Accounting regulation presents a different challenge. Standards rely on interpretation rather than instruction. A business can remain technically compliant while its assumptions become outdated as operations evolve. Without deliberate review, judgement ossifies.

In both cases, the risk does not arise from a single error. It arises from small misalignments that compound quietly.

The Structural Gap Between Interpretation and Execution

Regulatory change rarely fails because no one is paying attention. It fails because responsibility is fragmented.

Finance may identify a requirement. Operations control the data. Systems determine what is possible. Leadership holds accountability without direct visibility.

When no function owns the translation of regulation into operational reality, compliance becomes implicit rather than designed. Policies exist but are not embedded. Controls exist but are bypassed under pressure. Informal workarounds become permanent.

Over time, organisations rely on experience and memory rather than systems and documentation. That approach works until it does not.

Adaptive Compliance as an Operating Capability

Adaptive compliance does not mean predicting every regulatory development. It means building organisations that can absorb change without disruption.

At a high level, adaptive organisations share several characteristics.

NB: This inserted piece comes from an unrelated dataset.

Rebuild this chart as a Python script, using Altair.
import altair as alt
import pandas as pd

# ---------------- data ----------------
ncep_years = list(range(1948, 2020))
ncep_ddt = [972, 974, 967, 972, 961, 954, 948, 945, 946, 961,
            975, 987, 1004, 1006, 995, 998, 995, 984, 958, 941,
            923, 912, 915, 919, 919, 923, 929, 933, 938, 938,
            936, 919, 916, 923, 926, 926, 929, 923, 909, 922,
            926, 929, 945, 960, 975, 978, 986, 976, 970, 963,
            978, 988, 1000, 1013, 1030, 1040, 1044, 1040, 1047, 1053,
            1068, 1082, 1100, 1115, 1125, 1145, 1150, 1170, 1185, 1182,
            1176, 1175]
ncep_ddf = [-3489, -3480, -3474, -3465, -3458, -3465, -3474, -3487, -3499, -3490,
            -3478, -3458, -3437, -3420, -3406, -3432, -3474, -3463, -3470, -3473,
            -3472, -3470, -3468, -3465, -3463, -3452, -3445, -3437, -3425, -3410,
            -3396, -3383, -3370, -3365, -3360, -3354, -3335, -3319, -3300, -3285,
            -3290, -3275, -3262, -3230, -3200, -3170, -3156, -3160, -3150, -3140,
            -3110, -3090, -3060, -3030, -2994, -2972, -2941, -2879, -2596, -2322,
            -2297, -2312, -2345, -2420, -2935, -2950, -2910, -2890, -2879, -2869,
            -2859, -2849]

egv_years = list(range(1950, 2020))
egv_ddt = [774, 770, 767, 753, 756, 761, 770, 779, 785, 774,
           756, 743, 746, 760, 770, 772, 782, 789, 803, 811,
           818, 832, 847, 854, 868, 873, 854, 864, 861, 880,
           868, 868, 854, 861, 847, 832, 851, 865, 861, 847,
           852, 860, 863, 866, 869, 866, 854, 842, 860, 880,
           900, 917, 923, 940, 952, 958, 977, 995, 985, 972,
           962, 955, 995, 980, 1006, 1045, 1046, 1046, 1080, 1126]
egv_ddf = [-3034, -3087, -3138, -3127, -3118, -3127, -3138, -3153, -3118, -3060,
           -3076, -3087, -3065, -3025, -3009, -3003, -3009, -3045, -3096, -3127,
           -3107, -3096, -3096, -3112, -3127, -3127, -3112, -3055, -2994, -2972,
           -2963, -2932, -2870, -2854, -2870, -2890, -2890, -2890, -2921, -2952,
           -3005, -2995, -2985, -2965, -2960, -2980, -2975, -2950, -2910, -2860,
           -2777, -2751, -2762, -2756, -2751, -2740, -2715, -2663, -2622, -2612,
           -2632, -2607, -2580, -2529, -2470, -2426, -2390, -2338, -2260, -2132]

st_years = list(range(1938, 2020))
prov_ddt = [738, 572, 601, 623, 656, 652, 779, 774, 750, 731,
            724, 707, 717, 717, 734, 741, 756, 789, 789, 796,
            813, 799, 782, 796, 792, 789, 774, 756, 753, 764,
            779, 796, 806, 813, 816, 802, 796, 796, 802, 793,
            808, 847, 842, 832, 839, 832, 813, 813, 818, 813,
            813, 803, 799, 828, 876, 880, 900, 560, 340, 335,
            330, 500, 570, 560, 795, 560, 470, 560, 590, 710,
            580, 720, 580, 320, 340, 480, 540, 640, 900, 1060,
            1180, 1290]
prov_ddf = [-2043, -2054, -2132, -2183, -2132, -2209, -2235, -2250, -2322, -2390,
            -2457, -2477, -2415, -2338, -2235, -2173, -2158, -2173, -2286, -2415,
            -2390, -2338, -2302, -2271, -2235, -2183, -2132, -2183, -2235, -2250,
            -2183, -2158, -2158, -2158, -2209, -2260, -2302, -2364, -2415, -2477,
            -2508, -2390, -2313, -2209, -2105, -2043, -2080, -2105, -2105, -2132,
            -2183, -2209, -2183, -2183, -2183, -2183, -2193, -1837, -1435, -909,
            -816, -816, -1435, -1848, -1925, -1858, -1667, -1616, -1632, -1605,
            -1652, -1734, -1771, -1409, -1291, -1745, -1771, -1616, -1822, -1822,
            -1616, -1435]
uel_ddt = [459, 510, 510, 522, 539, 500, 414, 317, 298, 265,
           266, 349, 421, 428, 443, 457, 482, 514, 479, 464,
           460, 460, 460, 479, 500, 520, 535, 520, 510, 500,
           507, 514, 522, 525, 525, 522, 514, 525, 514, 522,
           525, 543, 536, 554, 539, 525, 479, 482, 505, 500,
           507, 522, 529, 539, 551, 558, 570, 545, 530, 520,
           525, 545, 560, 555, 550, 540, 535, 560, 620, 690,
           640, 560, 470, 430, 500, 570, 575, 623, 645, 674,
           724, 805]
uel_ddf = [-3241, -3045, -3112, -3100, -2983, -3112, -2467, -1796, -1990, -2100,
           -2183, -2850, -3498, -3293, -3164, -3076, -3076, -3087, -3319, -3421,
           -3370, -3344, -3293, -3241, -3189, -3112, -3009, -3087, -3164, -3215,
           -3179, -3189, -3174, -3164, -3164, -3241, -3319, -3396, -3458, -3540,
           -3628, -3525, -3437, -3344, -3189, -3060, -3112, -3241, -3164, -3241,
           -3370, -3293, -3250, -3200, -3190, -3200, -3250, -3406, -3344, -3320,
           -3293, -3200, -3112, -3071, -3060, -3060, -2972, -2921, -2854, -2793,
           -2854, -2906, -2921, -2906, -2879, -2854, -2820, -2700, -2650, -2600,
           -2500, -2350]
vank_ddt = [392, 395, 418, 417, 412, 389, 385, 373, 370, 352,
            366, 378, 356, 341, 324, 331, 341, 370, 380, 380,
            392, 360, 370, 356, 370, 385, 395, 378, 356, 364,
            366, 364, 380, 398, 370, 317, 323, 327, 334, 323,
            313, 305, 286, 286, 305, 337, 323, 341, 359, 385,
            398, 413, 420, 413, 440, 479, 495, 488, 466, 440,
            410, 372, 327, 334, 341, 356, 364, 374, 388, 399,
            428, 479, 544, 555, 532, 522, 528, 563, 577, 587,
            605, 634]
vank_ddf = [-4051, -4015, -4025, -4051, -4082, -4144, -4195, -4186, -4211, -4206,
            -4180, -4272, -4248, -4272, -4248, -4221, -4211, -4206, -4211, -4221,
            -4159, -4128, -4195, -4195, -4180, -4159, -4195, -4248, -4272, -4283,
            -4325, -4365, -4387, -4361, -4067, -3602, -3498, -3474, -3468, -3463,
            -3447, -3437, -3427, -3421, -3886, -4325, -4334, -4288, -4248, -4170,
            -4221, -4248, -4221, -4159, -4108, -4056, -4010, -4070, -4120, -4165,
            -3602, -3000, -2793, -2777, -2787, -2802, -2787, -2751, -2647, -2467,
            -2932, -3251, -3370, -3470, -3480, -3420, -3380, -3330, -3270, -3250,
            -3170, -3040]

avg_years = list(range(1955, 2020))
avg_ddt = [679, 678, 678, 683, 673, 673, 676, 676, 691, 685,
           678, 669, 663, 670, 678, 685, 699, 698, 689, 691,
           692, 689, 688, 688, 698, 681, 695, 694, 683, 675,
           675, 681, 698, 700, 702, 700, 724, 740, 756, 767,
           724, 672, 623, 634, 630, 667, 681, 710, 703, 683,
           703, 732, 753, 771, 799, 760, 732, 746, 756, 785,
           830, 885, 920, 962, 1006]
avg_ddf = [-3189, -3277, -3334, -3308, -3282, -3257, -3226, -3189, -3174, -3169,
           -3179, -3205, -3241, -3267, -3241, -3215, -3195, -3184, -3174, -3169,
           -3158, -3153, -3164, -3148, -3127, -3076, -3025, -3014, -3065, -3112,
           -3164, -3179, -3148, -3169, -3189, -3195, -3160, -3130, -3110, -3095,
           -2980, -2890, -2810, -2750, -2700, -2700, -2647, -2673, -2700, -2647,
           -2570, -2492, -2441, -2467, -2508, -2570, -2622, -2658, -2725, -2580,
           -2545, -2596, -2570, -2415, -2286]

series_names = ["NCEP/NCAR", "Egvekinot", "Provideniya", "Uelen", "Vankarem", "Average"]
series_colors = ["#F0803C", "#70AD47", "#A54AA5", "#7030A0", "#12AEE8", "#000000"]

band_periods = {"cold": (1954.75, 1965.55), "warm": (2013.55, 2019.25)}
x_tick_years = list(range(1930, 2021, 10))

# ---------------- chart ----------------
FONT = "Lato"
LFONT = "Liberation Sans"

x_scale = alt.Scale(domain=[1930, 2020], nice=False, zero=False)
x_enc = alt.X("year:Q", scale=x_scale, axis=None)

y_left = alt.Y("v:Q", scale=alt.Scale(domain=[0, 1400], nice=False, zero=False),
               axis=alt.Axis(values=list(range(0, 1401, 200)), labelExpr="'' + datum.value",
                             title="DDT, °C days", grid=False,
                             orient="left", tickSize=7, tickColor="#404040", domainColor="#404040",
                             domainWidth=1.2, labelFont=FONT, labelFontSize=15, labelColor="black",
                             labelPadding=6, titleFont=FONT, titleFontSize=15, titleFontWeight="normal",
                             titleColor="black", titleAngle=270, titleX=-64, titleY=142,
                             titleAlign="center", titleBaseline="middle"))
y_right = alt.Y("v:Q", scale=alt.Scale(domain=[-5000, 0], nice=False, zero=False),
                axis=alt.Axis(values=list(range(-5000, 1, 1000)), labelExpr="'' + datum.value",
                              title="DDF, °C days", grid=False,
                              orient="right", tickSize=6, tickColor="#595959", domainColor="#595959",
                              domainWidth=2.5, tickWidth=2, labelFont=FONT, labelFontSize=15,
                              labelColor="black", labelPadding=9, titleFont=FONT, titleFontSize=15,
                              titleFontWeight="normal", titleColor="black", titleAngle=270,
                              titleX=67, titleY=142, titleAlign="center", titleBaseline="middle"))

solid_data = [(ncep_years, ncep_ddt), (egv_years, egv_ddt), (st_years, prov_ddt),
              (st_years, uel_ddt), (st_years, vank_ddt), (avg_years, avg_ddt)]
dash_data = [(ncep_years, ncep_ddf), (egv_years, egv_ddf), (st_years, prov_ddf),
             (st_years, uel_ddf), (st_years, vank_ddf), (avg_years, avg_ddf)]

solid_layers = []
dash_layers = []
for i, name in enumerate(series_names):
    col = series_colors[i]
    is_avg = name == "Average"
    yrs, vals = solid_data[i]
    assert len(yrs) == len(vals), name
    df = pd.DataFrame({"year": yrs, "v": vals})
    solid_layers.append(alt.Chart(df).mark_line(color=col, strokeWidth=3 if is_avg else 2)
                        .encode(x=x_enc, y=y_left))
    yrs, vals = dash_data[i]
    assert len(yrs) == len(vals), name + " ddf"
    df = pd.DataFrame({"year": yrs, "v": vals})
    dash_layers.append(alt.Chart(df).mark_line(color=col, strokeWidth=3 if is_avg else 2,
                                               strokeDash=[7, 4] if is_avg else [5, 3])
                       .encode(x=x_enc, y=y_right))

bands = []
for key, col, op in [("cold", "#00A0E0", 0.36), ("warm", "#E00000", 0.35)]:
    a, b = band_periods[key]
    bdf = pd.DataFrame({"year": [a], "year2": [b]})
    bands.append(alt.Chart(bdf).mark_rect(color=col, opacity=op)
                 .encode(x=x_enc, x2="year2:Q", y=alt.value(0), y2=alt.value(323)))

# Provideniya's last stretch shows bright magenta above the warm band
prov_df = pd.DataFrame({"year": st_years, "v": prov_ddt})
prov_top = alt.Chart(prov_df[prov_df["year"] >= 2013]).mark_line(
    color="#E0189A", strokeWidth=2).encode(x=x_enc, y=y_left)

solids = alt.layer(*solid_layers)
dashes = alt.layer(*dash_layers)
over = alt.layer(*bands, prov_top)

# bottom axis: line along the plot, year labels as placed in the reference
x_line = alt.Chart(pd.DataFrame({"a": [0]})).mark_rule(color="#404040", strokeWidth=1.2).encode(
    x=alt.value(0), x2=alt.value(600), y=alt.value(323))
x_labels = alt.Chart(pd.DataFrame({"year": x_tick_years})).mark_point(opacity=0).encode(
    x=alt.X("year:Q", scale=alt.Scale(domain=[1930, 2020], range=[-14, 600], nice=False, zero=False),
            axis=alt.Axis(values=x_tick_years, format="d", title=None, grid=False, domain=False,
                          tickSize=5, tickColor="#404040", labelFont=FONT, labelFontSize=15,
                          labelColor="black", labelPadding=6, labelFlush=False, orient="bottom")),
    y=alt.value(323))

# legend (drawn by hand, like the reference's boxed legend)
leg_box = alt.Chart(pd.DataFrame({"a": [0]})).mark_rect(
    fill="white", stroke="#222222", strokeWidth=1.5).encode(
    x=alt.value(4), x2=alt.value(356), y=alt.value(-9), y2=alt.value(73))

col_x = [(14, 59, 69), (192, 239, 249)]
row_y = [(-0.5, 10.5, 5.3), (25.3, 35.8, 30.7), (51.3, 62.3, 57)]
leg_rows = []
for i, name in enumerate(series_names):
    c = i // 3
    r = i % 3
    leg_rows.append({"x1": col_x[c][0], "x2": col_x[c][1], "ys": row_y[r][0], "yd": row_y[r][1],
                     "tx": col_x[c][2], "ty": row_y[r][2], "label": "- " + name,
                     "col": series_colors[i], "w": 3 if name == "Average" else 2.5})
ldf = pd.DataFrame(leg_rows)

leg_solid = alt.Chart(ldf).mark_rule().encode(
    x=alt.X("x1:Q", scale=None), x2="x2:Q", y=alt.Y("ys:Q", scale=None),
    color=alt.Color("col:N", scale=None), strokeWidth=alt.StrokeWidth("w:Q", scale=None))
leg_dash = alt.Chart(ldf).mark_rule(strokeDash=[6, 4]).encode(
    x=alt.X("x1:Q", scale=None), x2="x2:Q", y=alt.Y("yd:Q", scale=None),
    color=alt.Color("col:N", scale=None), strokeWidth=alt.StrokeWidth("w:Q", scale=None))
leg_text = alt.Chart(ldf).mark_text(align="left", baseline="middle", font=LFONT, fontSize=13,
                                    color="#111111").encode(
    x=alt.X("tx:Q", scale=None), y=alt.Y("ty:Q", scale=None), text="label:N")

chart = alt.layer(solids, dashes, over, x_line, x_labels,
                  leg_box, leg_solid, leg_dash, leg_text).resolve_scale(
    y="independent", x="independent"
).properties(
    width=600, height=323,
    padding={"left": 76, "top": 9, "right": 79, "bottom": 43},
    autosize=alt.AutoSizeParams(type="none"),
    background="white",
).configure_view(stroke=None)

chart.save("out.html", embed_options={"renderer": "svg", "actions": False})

  • They assign clear ownership for interpretation, separate from execution.
  • They integrate compliance checkpoints into existing processes rather than layering them on top.
  • They document decisions, not just outcomes, recognising that rationale matters as much as accuracy.
  • They trigger compliance review when the business changes, not only when regulation does.

Most importantly, they treat compliance as part of operational design rather than an external obligation.

This is not about bureaucracy. It is about resilience.

Why the Pressure Will Increase, Not Decrease

Regulatory change in the UK and EU is unlikely to slow. Divergence, digital reporting, and more sophisticated enforcement will continue to raise expectations.

The gap will widen between organisations that depend on individual effort and those that invest in structural adaptability. The former may cope for years, but they carry latent risk. The latter absorb change with less friction because compliance is built into how they operate.

Conclusion

Regulatory change does not create weakness. It exposes it.

When businesses struggle to keep up, the cause is rarely negligence. It is structural fragility. Compliance has been treated as a requirement rather than a capability.

For SME leadership, the question is not whether regulation will change. It is whether the organisation is designed to change with it.

Those that recognise this early move from constant reaction to controlled adaptation. Those that do not remain technically compliant until the moment they are not.